The creature was tolerated. The craftsmanship was honoured.
The Shape of Water – The Monster Who Became a Mirror
Guillermo del Toro’s The Shape of Water went further. It did not merely win technical awards. It won Best Picture. At its centre is an amphibian creature — clearly inspired by mid-century monster cinema — imprisoned, studied, and ultimately loved.
But this monster does not function as predator. He is not unknowable. He is not ecologically threatening. He is gentle, curious, and capable of tenderness.
He becomes a symbol of otherness — of marginalisation, disability, Cold War paranoia, loneliness. The film invites us not to fear him, but to recognise ourselves in him.
The creature wins because he reflects something human. His monstrosity is aesthetic, not existential. Prestige culture is comfortable with this kind of monster. It can be framed as allegory. It can be moralised. And it can be absorbed into the language of empathy.
The wild edges are softened and the teeth are metaphorical.
When the Creature Becomes Backdrop
A pattern begins to emerge. Horror tends to be embraced by institutions when it performs a certain translation. When the monster is:
- A political symbol.
- A social commentary.
- A psychological metaphor.
- A vehicle for historical reflection.
In these cases, the creature is not truly the subject. It is a lens through which something recognisably human is examined.
The awards are rarely about the animal itself. They are about what the animal represents. And it’s important to clarify this does not diminish the artistry of these films. Many of them are extraordinary. But it does reveal a preference.
Prestige culture prefers its monsters legible and interpretable. In short, it prefers them to behave.
Horror’s Rehabilitation
In recent years, horror has enjoyed something of a rehabilitation. The line between “genre” and “serious cinema” has blurred. Audiences have matured. Filmmakers have pushed boundaries of tone and form.
Part of this shift is cultural. We live in anxious times. Horror provides a language for uncertainty and a release for it — for systems that feel unstable, for threats that feel diffuse.
But institutions still have conditions.
When horror arrives in formal dress — lyrically shot, carefully scored, layered with symbolism — it is easier to recognise as art. When it aligns with contemporary conversations, it feels urgent rather than lurid.

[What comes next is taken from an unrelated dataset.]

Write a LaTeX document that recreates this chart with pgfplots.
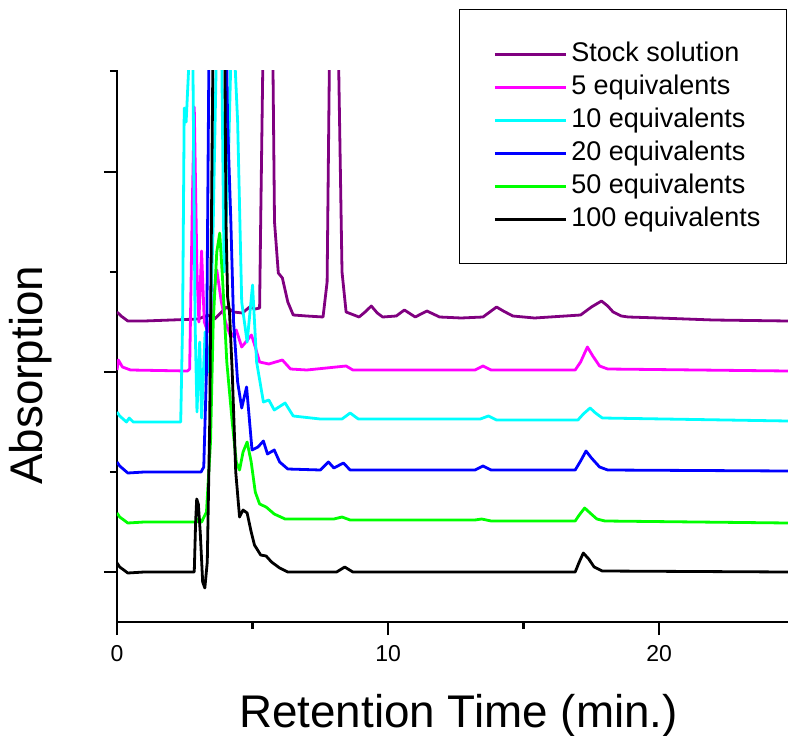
\documentclass[border=0pt]{standalone}
\usepackage{pgfplots}
\pgfplotsset{compat=1.18}
\usepackage{fontspec}
\setmainfont{Liberation Sans}
\definecolor{cpurple}{RGB}{128,0,128}
\definecolor{cmagenta}{RGB}{255,0,255}
\definecolor{ccyan}{RGB}{0,255,255}
\definecolor{cblue}{RGB}{0,0,255}
\definecolor{cgreen}{RGB}{0,255,0}
\begin{document}
\begin{tikzpicture}
\useasboundingbox (-58.5pt,-56.5pt) rectangle (335.5pt,311pt);
\begin{axis}[
  at={(0pt,0pt)}, anchor=south west,
  width=335.5pt, height=276pt, scale only axis,
  xmin=0, xmax=24.75, ymin=0, ymax=552,
  axis lines*=left,
  axis line style={line width=1.3pt},
  xtick={0,10,20}, minor xtick={5,15},
  ytick={50,250,450}, minor ytick={150,350,551},
  yticklabels={},
  tick align=outside,
  major tick length=6.5pt, minor tick length=3.5pt,
  every tick/.style={black, line width=1.2pt},
  every minor tick/.style={black, line width=1.2pt},
  /pgf/number format/assume math mode=true,
  ticklabel style={font=\fontsize{11.5}{13}\selectfont},
  xticklabel style={yshift=-1.5pt},
  xlabel={Retention Time (min.)},
  ylabel={Absorption},
  label style={font=\fontsize{22.9}{26}\selectfont},
  ylabel style={at={(axis description cs:-0.087,0.447)}},
  xlabel style={at={(axis description cs:0.509,-0.118)}, anchor=north},
  legend image code/.code={\path (0pt,0pt); \draw[#1] (6pt,0pt) -- (41.5pt,0pt);},
  legend cell align=left,
  legend style={at={(axis description cs:0.9985,1.1105)}, anchor=north east,
    draw=black, line width=0.6pt, inner xsep=11pt, inner ysep=14pt,
    font=\fontsize{13.5}{15}\selectfont, row sep=0pt,
    nodes={inner sep=2pt, text height=9.7pt, text depth=2.8pt}},
  every axis plot/.append style={line width=1.4pt, line join=round},
]
% Stock solution
\addplot[cpurple] coordinates {
(0,310) (0.15,306) (0.4,301) (1,301) (2,302) (3.0,303) (3.35,307) (3.6,303) (4.04,315) (4.3,310) (4.63,309) (4.89,315) (5.1,313) (5.26,314)
(5.3,400) (5.45,700) (5.7,700) (5.81,400) (5.95,349) (6.1,344) (6.3,320) (6.5,307) (7.0,306) (7.6,305)
(7.75,340) (7.85,600) (8.0,800) (8.15,600) (8.3,350) (8.45,310) (8.93,305) (9.15,310) (9.38,316) (9.6,309) (9.8,305) (10.3,306) (10.6,312) (11.0,305) (11.43,311) (11.9,305)
(12.7,304) (13.5,305) (13.8,311) (14.0,315) (14.25,311) (14.6,306) (15.4,304) (17.1,307) (17.5,315) (17.87,321) (18.1,316) (18.3,310) (18.6,306) (18.86,305) (20,304) (22,302) (24.75,301)
};
\addlegendentry{Stock solution}
% 5 equivalents
\addplot[cmagenta] coordinates {
(0,252) (0.05,262) (0.2,255) (0.5,252) (2.6,251) (2.68,253) (2.78,420) (2.85,515) (2.95,350) (3.02,300) (3.12,371) (3.22,300) (3.35,290)
(3.5,310) (3.68,352) (3.85,320) (4.0,300) (4.2,285) (4.4,292) (4.6,275) (4.96,287) (5.1,275) (5.26,260) (5.6,258) (6.1,262) (6.4,253)
(7,252) (8.45,256) (8.7,252) (13.2,252) (13.5,256) (13.8,252) (16.9,252) (17.1,260) (17.35,275) (17.55,266) (17.8,256) (18.1,253) (24.75,251)
};
\addlegendentry{5 equivalents}
% 10 equivalents
\addplot[ccyan] coordinates {
(0,210) (0.1,206) (0.35,200) (0.45,204) (0.6,200) (2.35,200) (2.42,300) (2.48,514) (2.55,500) (2.62,540) (2.72,600) (2.8,560) (2.88,300)
(2.95,210) (3.05,280) (3.12,204) (3.25,290) (3.4,250) (3.55,400) (3.7,620) (3.85,600) (3.95,350) (4.1,450) (4.25,620) (4.45,500) (4.6,320)
(4.8,280) (5.0,337) (5.15,260) (5.4,220) (5.6,222) (5.8,212) (6.2,219) (6.5,206) (7.5,203) (8.3,203) (8.6,209) (8.9,203) (13.4,203)
(13.7,206) (14.0,202) (17.0,202) (17.2,208) (17.45,214) (17.65,209) (17.9,204) (24.75,201)
};
\addlegendentry{10 equivalents}
% 20 equivalents
\addplot[cblue] coordinates {
(0,160) (0.1,156) (0.4,149) (1,150) (3.1,150) (3.2,155) (3.3,250) (3.4,600) (3.5,650) (4.0,650) (4.08,500) (4.2,400) (4.3,300) (4.45,240)
(4.6,214) (4.78,235) (4.98,172) (5.2,175) (5.4,181) (5.55,168) (5.8,172) (6.0,160) (6.3,153) (7.5,152) (7.8,160) (8.0,154) (8.35,159)
(8.6,152) (13.2,152) (13.5,156) (13.8,152) (16.9,152) (17.1,161) (17.3,171) (17.5,164) (17.8,155) (18.1,152) (24.75,151)
};
\addlegendentry{20 equivalents}
% 50 equivalents
\addplot[cgreen] coordinates {
(0,109) (0.1,105) (0.4,99) (1,100) (2.95,100) (3.02,104) (3.12,100) (3.3,110) (3.45,180) (3.55,300) (3.68,370) (3.79,389) (3.9,340)
(4.05,260) (4.25,200) (4.4,160) (4.52,152) (4.65,170) (4.8,180) (4.95,160) (5.1,130) (5.26,118) (5.5,115) (5.8,108) (6.2,103) (8.0,103)
(8.3,105) (8.6,102) (13.2,102) (13.45,103) (13.8,101) (16.9,101) (17.05,107) (17.25,114) (17.45,109) (17.7,103) (18.0,101) (24.75,99)
};
\addlegendentry{50 equivalents}
% 100 equivalents
\addplot[black] coordinates {
(0,59) (0.1,55) (0.4,49) (1,50) (2.85,50) (2.9,100) (2.94,123) (3.0,118) (3.07,90) (3.16,40) (3.24,34) (3.33,60) (3.42,200) (3.5,450)
(3.55,600) (3.97,600) (4.02,400) (4.08,325) (4.15,310) (4.25,250) (4.38,150) (4.52,105) (4.65,112) (4.8,109) (4.95,90) (5.07,77)
(5.3,67) (5.5,66) (5.7,60) (6.0,54) (6.3,50) (8.1,50) (8.4,55) (8.7,50) (16.9,50) (17.05,60) (17.2,69) (17.4,63) (17.6,55) (17.9,51) (24.75,50)
};
\addlegendentry{100 equivalents}
\end{axis}
\end{tikzpicture}
\end{document}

In other words, horror is welcomed when it demonstrates that it understands the rules of the room. It can be frightening. It can be strange. But it must also be respectable. And the vampires in Sinners are polite, well-spoken, and at the very least, wear respectability as a well-practiced facade as a means to an end.
The Uncomfortable Creature
What remains more difficult to absorb is the creature that resists interpretation. The shark that is simply a shark. The predator that is not secretly a metaphor for capitalism, trauma, or xenophobia. The animal that does not apologise for being non-human.
Ecological horror, the stories that centre real animals behaving according to instinct rather than narrative morality — sits uneasily in prestige culture. There is no catharsis in a force of nature. No redemptive speech. No symbolic resolution.
There is only indifference. And indifference is hard to award. It offers no moral comfort. It does not flatter us by suggesting that even our monsters are secretly about us.
Why This Matters
How we reward monster stories tells us something about how we process fear. We are drawn to creatures, but we often feel compelled to domesticate them. To explain them. To soften them into symbols we can decode.
When a monster film wins, it often does so because it reassures us that the monstrous can be translated into something familiar. But some of the most powerful creature stories resist that translation. They leave the animal wild. They refuse to moralise the teeth.
Those films may not always collect statues. Yet they linger. Because they remind us that not everything in the natural world exists to be understood through human frameworks.
Some things are simply other – the literal force of nature. And perhaps that is what true monster cinema has always been about — not metaphor, not allegory, but the fragile boundary between ourselves and the wild.
Awards season may continue to evolve. Horror may continue to gain recognition. But the monsters that win will likely remain the ones that know how to behave.
The rest — the indifferent, the ecological, the untamed, will likely continue to circle just beyond the light. Popular, but not recognised. Always in the shadows of recognised greatness. And there is something fitting about that.